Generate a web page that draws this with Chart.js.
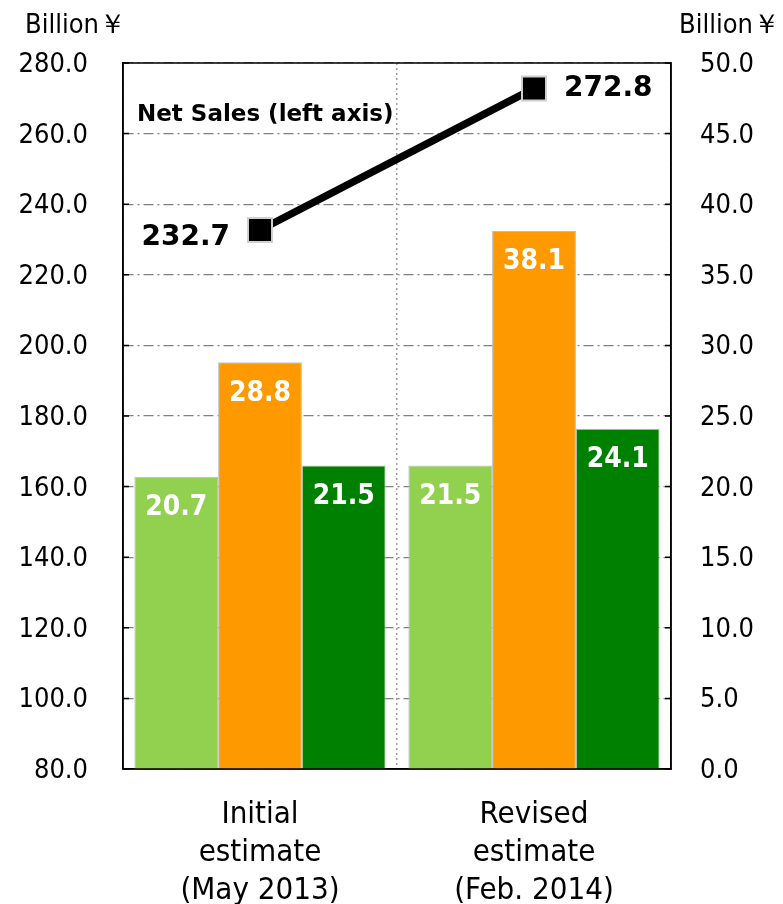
<!DOCTYPE html>
<html>
<head>
<meta charset="utf-8">
<script src="https://cdn.jsdelivr.net/npm/chart.js@4.4.1/dist/chart.umd.min.js"></script>
<style>
  html, body { margin: 0; padding: 0; background: #fff; }
  #wrap { width: 783px; height: 904px; }
</style>
</head>
<body>
<div id="wrap"><canvas id="chart"></canvas></div>
<script>
// values
const categories = [
  ['Initial', 'estimate', '(May 2013)'],
  ['Revised', 'estimate', '(Feb. 2014)']
];
const netSales = [232.7, 272.8];          // left axis
const barSeriesA = [20.7, 21.5];          // right axis, light green
const barSeriesB = [28.8, 38.1];          // right axis, orange
const barSeriesC = [21.5, 24.1];          // right axis, dark green
const leftTicks = [80, 280, 20];          // min, max, step
const rightTicks = [0, 50, 5];

const FONT = '"DejaVu Sans Condensed", "DejaVu Sans", sans-serif';
const WIDE = '"DejaVu Sans", sans-serif';

const labelsPlugin = {
  id: 'labels',
  afterDatasetsDraw(chart) {
    const ctx = chart.ctx;
    const area = chart.chartArea;
    ctx.save();

    // frame + inward tick marks
    ctx.strokeStyle = '#000';
    ctx.lineWidth = 1.5;
    ctx.strokeRect(area.left, area.top, area.right - area.left, area.bottom - area.top);
    chart.scales.y.ticks.forEach((t, i) => {
      const y = chart.scales.y.getPixelForTick(i);
      ctx.beginPath();
      ctx.moveTo(area.left, y); ctx.lineTo(area.left + 6, y);
      ctx.moveTo(area.right, y); ctx.lineTo(area.right - 6, y);
      ctx.stroke();
    });

    // bar value labels
    ctx.fillStyle = '#fff';
    ctx.font = 'bold 28px ' + FONT;
    ctx.textAlign = 'center';
    ctx.textBaseline = 'middle';
    [1, 2, 3].forEach(di => {
      const meta = chart.getDatasetMeta(di);
      meta.data.forEach((bar, i) => {
        const v = chart.data.datasets[di].data[i];
        ctx.fillText(v.toFixed(1), bar.x, bar.y + 31);
      });
    });

    // line labels
    const lm = chart.getDatasetMeta(0);
    ctx.fillStyle = '#000';
    ctx.font = 'bold 28px ' + WIDE;
    ctx.textAlign = 'right';
    ctx.fillText(netSales[0].toFixed(1), lm.data[0].x - 30, lm.data[0].y + 8);
    ctx.textAlign = 'left';
    ctx.fillText(netSales[1].toFixed(1), lm.data[1].x + 30, lm.data[1].y);

    ctx.font = 'bold 23px ' + WIDE;
    ctx.fillText('Net Sales (left axis)', area.left + 14, 115);

    // unit labels
    ctx.font = '27px ' + FONT;
    ctx.textAlign = 'left';
    ctx.fillText('Billion￥', 25, 26);
    ctx.textAlign = 'right';
    ctx.fillText('Billion￥', 780, 26);
    ctx.restore();
  }
};

new Chart(document.getElementById('chart'), {
  data: {
    labels: categories,
    datasets: [
      {
        type: 'line', yAxisID: 'y', data: netSales,
        borderColor: '#000', borderWidth: 7.5,
        pointStyle: 'rect', pointRadius: 17,
        pointBackgroundColor: '#000', pointBorderColor: '#d0d0d0', pointBorderWidth: 2
      },
      { type: 'bar', yAxisID: 'y1', data: barSeriesA, backgroundColor: '#92d050', borderColor: '#bfbfbf', borderWidth: 1 },
      { type: 'bar', yAxisID: 'y1', data: barSeriesB, backgroundColor: '#ff9900', borderColor: '#bfbfbf', borderWidth: 1 },
      { type: 'bar', yAxisID: 'y1', data: barSeriesC, backgroundColor: '#008000', borderColor: '#bfbfbf', borderWidth: 1 }
    ]
  },
  options: {
    responsive: true,
    maintainAspectRatio: false,
    animation: false,
    layout: { padding: { top: 63, left: 0, right: 0, bottom: 0 } },
    datasets: { bar: { categoryPercentage: 0.917, barPercentage: 1.0 } },
    plugins: { legend: { display: false }, tooltip: { enabled: false } },
    scales: {
      x: {
        offset: true,
        grid: { offset: true, color: '#999', drawTicks: false, lineWidth: 1.5 },
        border: { color: '#000', width: 1.5, dash: [2, 3] },
        ticks: { color: '#000', padding: 27, font: { family: FONT, size: 31, lineHeight: 1.23 } },
        afterFit(s) { s.height = 135; }
      },
      y: {
        position: 'left', min: leftTicks[0], max: leftTicks[1],
        grid: { color: '#808080', drawTicks: false, lineWidth: 1.2 },
        border: { color: '#000', width: 1.5, dash: [10, 4, 2, 4] },
        ticks: { stepSize: leftTicks[2], color: '#000', padding: 35, labelOffset: 2,
                 font: { family: FONT, size: 27 }, callback: v => v.toFixed(1) },
        afterFit(s) { s.width = 123; }
      },
      y1: {
        position: 'right', min: rightTicks[0], max: rightTicks[1],
        grid: { display: false, drawTicks: false },
        border: { color: '#000', width: 1.5 },
        ticks: { stepSize: rightTicks[2], color: '#000', padding: 29, labelOffset: 2,
                 font: { family: FONT, size: 27 }, callback: v => v.toFixed(1) },
        afterFit(s) { s.width = 112; }
      }
    }
  },
  plugins: [labelsPlugin]
});
</script>
</body>
</html>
::::::::::
## Objective
Leave out the pictures and retype every line above exactly.

## Output
Generate a web page that draws this with Chart.js.
<!DOCTYPE html>
<html>
<head>
<meta charset="utf-8">
<script src="https://cdn.jsdelivr.net/npm/chart.js@4.4.1/dist/chart.umd.min.js"></script>
<style>
  html, body { margin: 0; padding: 0; background: #fff; }
  #wrap { width: 783px; height: 904px; }
</style>
</head>
<body>
<div id="wrap"><canvas id="chart"></canvas></div>
<script>
// values
const categories = [
  ['Initial', 'estimate', '(May 2013)'],
  ['Revised', 'estimate', '(Feb. 2014)']
];
const netSales = [232.7, 272.8];          // left axis
const barSeriesA = [20.7, 21.5];          // right axis, light green
const barSeriesB = [28.8, 38.1];          // right axis, orange
const barSeriesC = [21.5, 24.1];          // right axis, dark green
const leftTicks = [80, 280, 20];          // min, max, step
const rightTicks = [0, 50, 5];

const FONT = '"DejaVu Sans Condensed", "DejaVu Sans", sans-serif';
const WIDE = '"DejaVu Sans", sans-serif';

const labelsPlugin = {
  id: 'labels',
  afterDatasetsDraw(chart) {
    const ctx = chart.ctx;
    const area = chart.chartArea;
    ctx.save();

    // frame + inward tick marks
    ctx.strokeStyle = '#000';
    ctx.lineWidth = 1.5;
    ctx.strokeRect(area.left, area.top, area.right - area.left, area.bottom - area.top);
    chart.scales.y.ticks.forEach((t, i) => {
      const y = chart.scales.y.getPixelForTick(i);
      ctx.beginPath();
      ctx.moveTo(area.left, y); ctx.lineTo(area.left + 6, y);
      ctx.moveTo(area.right, y); ctx.lineTo(area.right - 6, y);
      ctx.stroke();
    });

    // bar value labels
    ctx.fillStyle = '#fff';
    ctx.font = 'bold 28px ' + FONT;
    ctx.textAlign = 'center';
    ctx.textBaseline = 'middle';
    [1, 2, 3].forEach(di => {
      const meta = chart.getDatasetMeta(di);
      meta.data.forEach((bar, i) => {
        const v = chart.data.datasets[di].data[i];
        ctx.fillText(v.toFixed(1), bar.x, bar.y + 31);
      });
    });

    // line labels
    const lm = chart.getDatasetMeta(0);
    ctx.fillStyle = '#000';
    ctx.font = 'bold 28px ' + WIDE;
    ctx.textAlign = 'right';
    ctx.fillText(netSales[0].toFixed(1), lm.data[0].x - 30, lm.data[0].y + 8);
    ctx.textAlign = 'left';
    ctx.fillText(netSales[1].toFixed(1), lm.data[1].x + 30, lm.data[1].y);

    ctx.font = 'bold 23px ' + WIDE;
    ctx.fillText('Net Sales (left axis)', area.left + 14, 115);

    // unit labels
    ctx.font = '27px ' + FONT;
    ctx.textAlign = 'left';
    ctx.fillText('Billion￥', 25, 26);
    ctx.textAlign = 'right';
    ctx.fillText('Billion￥', 780, 26);
    ctx.restore();
  }
};

new Chart(document.getElementById('chart'), {
  data: {
    labels: categories,
    datasets: [
      {
        type: 'line', yAxisID: 'y', data: netSales,
        borderColor: '#000', borderWidth: 7.5,
        pointStyle: 'rect', pointRadius: 17,
        pointBackgroundColor: '#000', pointBorderColor: '#d0d0d0', pointBorderWidth: 2
      },
      { type: 'bar', yAxisID: 'y1', data: barSeriesA, backgroundColor: '#92d050', borderColor: '#bfbfbf', borderWidth: 1 },
      { type: 'bar', yAxisID: 'y1', data: barSeriesB, backgroundColor: '#ff9900', borderColor: '#bfbfbf', borderWidth: 1 },
      { type: 'bar', yAxisID: 'y1', data: barSeriesC, backgroundColor: '#008000', borderColor: '#bfbfbf', borderWidth: 1 }
    ]
  },
  options: {
    responsive: true,
    maintainAspectRatio: false,
    animation: false,
    layout: { padding: { top: 63, left: 0, right: 0, bottom: 0 } },
    datasets: { bar: { categoryPercentage: 0.917, barPercentage: 1.0 } },
    plugins: { legend: { display: false }, tooltip: { enabled: false } },
    scales: {
      x: {
        offset: true,
        grid: { offset: true, color: '#999', drawTicks: false, lineWidth: 1.5 },
        border: { color: '#000', width: 1.5, dash: [2, 3] },
        ticks: { color: '#000', padding: 27, font: { family: FONT, size: 31, lineHeight: 1.23 } },
        afterFit(s) { s.height = 135; }
      },
      y: {
        position: 'left', min: leftTicks[0], max: leftTicks[1],
        grid: { color: '#808080', drawTicks: false, lineWidth: 1.2 },
        border: { color: '#000', width: 1.5, dash: [10, 4, 2, 4] },
        ticks: { stepSize: leftTicks[2], color: '#000', padding: 35, labelOffset: 2,
                 font: { family: FONT, size: 27 }, callback: v => v.toFixed(1) },
        afterFit(s) { s.width = 123; }
      },
      y1: {
        position: 'right', min: rightTicks[0], max: rightTicks[1],
        grid: { display: false, drawTicks: false },
        border: { color: '#000', width: 1.5 },
        ticks: { stepSize: rightTicks[2], color: '#000', padding: 29, labelOffset: 2,
                 font: { family: FONT, size: 27 }, callback: v => v.toFixed(1) },
        afterFit(s) { s.width = 112; }
      }
    }
  },
  plugins: [labelsPlugin]
});
</script>
</body>
</html>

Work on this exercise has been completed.